• _PROBLEM_: Could every line of the data be printed exactly as it reads?
※ ※ ※
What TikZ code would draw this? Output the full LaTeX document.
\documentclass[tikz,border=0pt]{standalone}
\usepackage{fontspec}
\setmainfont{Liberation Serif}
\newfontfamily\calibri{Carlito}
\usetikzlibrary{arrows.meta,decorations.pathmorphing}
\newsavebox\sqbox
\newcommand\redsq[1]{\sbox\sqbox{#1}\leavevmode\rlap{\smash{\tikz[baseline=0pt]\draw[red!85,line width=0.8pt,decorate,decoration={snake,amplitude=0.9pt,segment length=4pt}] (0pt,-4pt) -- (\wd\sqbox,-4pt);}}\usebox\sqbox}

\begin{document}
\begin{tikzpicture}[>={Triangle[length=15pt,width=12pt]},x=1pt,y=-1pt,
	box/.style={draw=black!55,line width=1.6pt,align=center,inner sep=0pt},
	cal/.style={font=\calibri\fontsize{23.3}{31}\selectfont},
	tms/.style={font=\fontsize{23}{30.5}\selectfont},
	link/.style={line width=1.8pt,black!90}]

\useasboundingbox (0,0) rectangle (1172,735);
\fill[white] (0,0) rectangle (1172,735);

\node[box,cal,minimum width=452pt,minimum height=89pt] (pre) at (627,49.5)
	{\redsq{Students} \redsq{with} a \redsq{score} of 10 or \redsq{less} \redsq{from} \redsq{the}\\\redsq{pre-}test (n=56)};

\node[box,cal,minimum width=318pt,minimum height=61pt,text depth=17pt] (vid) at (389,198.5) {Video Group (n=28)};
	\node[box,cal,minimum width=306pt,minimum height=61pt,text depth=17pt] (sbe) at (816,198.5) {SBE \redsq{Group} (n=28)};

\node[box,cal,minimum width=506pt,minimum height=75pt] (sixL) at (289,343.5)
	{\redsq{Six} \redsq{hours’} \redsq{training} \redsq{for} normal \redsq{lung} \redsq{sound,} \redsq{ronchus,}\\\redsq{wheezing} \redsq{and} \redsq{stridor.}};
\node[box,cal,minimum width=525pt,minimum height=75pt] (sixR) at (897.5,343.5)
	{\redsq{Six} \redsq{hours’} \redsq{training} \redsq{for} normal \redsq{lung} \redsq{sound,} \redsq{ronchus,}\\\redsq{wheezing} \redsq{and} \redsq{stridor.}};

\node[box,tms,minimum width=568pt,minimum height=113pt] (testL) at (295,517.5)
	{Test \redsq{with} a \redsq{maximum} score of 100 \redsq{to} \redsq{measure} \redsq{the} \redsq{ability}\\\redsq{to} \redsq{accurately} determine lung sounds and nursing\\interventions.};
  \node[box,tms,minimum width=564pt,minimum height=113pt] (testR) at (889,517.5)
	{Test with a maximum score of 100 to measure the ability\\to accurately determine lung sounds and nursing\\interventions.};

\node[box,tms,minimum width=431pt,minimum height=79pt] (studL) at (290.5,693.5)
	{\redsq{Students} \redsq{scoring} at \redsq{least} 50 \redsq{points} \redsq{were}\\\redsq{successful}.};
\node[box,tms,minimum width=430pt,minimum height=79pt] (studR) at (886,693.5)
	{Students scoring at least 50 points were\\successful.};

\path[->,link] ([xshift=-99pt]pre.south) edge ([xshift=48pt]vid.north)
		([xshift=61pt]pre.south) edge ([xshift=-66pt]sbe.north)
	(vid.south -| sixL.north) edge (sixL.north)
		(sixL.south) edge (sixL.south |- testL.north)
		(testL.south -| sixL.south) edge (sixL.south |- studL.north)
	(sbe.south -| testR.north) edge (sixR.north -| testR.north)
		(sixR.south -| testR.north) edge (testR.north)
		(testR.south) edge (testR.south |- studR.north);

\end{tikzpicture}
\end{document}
※ ※ ※
• _EXERCISE RESPONSE_:
What TikZ code would draw this? Output the full LaTeX document.
\documentclass[tikz,border=0pt]{standalone}
\usepackage{fontspec}
\setmainfont{Liberation Serif}
\newfontfamily\calibri{Carlito}
\usetikzlibrary{arrows.meta,decorations.pathmorphing}
\newsavebox\sqbox
\newcommand\redsq[1]{\sbox\sqbox{#1}\leavevmode\rlap{\smash{\tikz[baseline=0pt]\draw[red!85,line width=0.8pt,decorate,decoration={snake,amplitude=0.9pt,segment length=4pt}] (0pt,-4pt) -- (\wd\sqbox,-4pt);}}\usebox\sqbox}

\begin{document}
\begin{tikzpicture}[>={Triangle[length=15pt,width=12pt]},x=1pt,y=-1pt,
	box/.style={draw=black!55,line width=1.6pt,align=center,inner sep=0pt},
	cal/.style={font=\calibri\fontsize{23.3}{31}\selectfont},
	tms/.style={font=\fontsize{23}{30.5}\selectfont},
	link/.style={line width=1.8pt,black!90}]

\useasboundingbox (0,0) rectangle (1172,735);
\fill[white] (0,0) rectangle (1172,735);

\node[box,cal,minimum width=452pt,minimum height=89pt] (pre) at (627,49.5)
	{\redsq{Students} \redsq{with} a \redsq{score} of 10 or \redsq{less} \redsq{from} \redsq{the}\\\redsq{pre-}test (n=56)};

\node[box,cal,minimum width=318pt,minimum height=61pt,text depth=17pt] (vid) at (389,198.5) {Video Group (n=28)};
	\node[box,cal,minimum width=306pt,minimum height=61pt,text depth=17pt] (sbe) at (816,198.5) {SBE \redsq{Group} (n=28)};

\node[box,cal,minimum width=506pt,minimum height=75pt] (sixL) at (289,343.5)
	{\redsq{Six} \redsq{hours’} \redsq{training} \redsq{for} normal \redsq{lung} \redsq{sound,} \redsq{ronchus,}\\\redsq{wheezing} \redsq{and} \redsq{stridor.}};
\node[box,cal,minimum width=525pt,minimum height=75pt] (sixR) at (897.5,343.5)
	{\redsq{Six} \redsq{hours’} \redsq{training} \redsq{for} normal \redsq{lung} \redsq{sound,} \redsq{ronchus,}\\\redsq{wheezing} \redsq{and} \redsq{stridor.}};

\node[box,tms,minimum width=568pt,minimum height=113pt] (testL) at (295,517.5)
	{Test \redsq{with} a \redsq{maximum} score of 100 \redsq{to} \redsq{measure} \redsq{the} \redsq{ability}\\\redsq{to} \redsq{accurately} determine lung sounds and nursing\\interventions.};
  \node[box,tms,minimum width=564pt,minimum height=113pt] (testR) at (889,517.5)
	{Test with a maximum score of 100 to measure the ability\\to accurately determine lung sounds and nursing\\interventions.};

\node[box,tms,minimum width=431pt,minimum height=79pt] (studL) at (290.5,693.5)
	{\redsq{Students} \redsq{scoring} at \redsq{least} 50 \redsq{points} \redsq{were}\\\redsq{successful}.};
\node[box,tms,minimum width=430pt,minimum height=79pt] (studR) at (886,693.5)
	{Students scoring at least 50 points were\\successful.};

\path[->,link] ([xshift=-99pt]pre.south) edge ([xshift=48pt]vid.north)
		([xshift=61pt]pre.south) edge ([xshift=-66pt]sbe.north)
	(vid.south -| sixL.north) edge (sixL.north)
		(sixL.south) edge (sixL.south |- testL.north)
		(testL.south -| sixL.south) edge (sixL.south |- studL.north)
	(sbe.south -| testR.north) edge (sixR.north -| testR.north)
		(sixR.south -| testR.north) edge (testR.north)
		(testR.south) edge (testR.south |- studR.north);

\end{tikzpicture}
\end{document}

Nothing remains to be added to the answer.